What separates Khosla Ka Ghosla! from Banerjee's other works as also from other films released that year was its milieu. The film delved into the heart of the Delhi middle-class family looking to buy its first house. It is a sentiment that echoes across the country from NOIDA to Nellore. Filled with some familiar tropes, like the dutiful son wanting to go abroad, the traditional father who is struggling with retirement, or the useless younger brother who actually saves the day, the film is a testament to the director's experiences while growing up in Delhi's Karol Bagh.

Khosla Ka Ghosla! is a veritable nest of memorable characters. Starting from the protagonist Kamal Kishore Khosla (Anupam Kher), the rajma-eating, straight-arrow father, to Asif Iqbal (Vinay Pathak) to Kishan Khurana (Boman Irani), the slimy, menacing real-estate shark, the film is coloured with personalities. Even the supporting cast, like the friendly Sardarji offering personal and financial advice in the park, or the Rooh Afza-serving mother, are real portraits.

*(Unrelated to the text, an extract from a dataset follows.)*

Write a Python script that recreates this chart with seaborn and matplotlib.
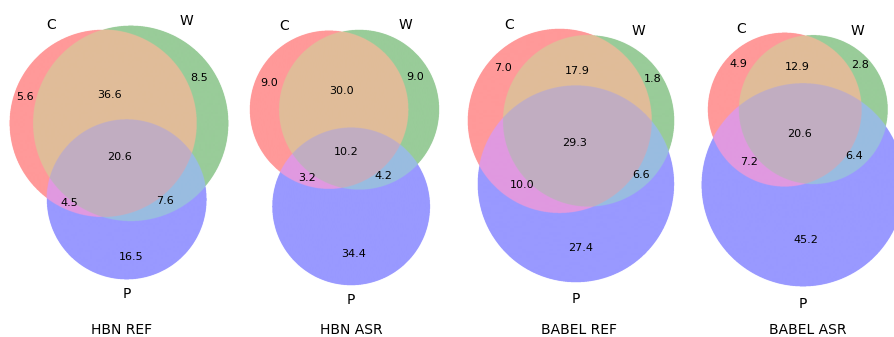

On the 10th anniversary of the film, writer Jaideep Sahni told the website www.filmcompanion.in, "The soul and spirit of KKG draws from both, Dibakar’s and my experience of growing up in middle-class Delhi. Initially, Savita [Savita Raj Hiremath, producer] and I began by wanting to do something around the generation gap. Then, it evolved into a father-and-son story and the rest." 

The film also created the Delhi middle-class canvas, one that Banerjee used more efficiently in his next, Oye Lucky! Lucky Oye! (2008). The scene in which Chiraunji 'Chiku' Khosla tries to explain to his angry father why he wants to leave the country, or the one in which his mother defends him, are scenes that occur in every household. The walls painted with 'Yahan peshaab karna mana hai' (Don't urinate here) are perhaps the most memorable part of a middle-class housing colony.

A strong point in any cult film like Khosla Ka Ghosla! is the dialogues. Jaideep Sahni's script contains many memorable scenes that mark the film out as a cult classic. One that stays in the mind is that of Chiraunjilal (Parvin Dabas) sharing a drink with his father for the first time. Though the audience, and perhaps even the father, knows that Chiraunji is no amateur at drinking, the father goes through the ritual of telling him to 'hold the drink'.

Another fantastic sequence is when Navin Nischol's confident actor playing a millionaire shuts up an over-friendly broker by asking, 'Aap chup rehne ka kya lenge? [What would you charge to shut up?]'

The USP of the dialogues also lies in the difficulty of translating them into any other culture. For instance, when Anupam Kher's rajma-eating Uncleji tries a pizza for the first time, he asks his flustered wife, 'Koi chutney wagairah hai kya? [Any condiment to go with this?]' Lines like these are what made Anupam Kher say at the interview, "Khosla Ka Ghosla! is and will always be Dibakar and Jaideep’s Saaransh." The reference was to Kher's own debut in Mahesh Bhatt's acclaimed film Saaransh (1984).

The film was an underdog tale throughout. With no item song, no love story, and no prominent box-office star, there were few producers betting on the film. The year 2006 saw the release of Dhoom 2, Rang De Basanti, and Lage Raho Munna Bhai. In keeping with its middle-class theme, Khosla Ka Ghosla! got decent appreciation and reward on the big screen, but only really succeeded on the small screen. At a later interview with the Film Companion website, the director admitted as much, saying the film's success was marked down entirely to "repeated runs on television and through home entertainment sales".

Banerjee went on to direct another cult middle-class black comedy, Oye Lucky! Lucky Oye! (2008). Like Khosla Ka Ghosla!, the film dealt with the unsettled middle class subverting the law to achieve its ambitions. It was a sign of the brazenness that first found expression in the subtle comedies of Hrishikesh Mukherjee and Basu Chatterji. Except, now there was no reason to be subtle.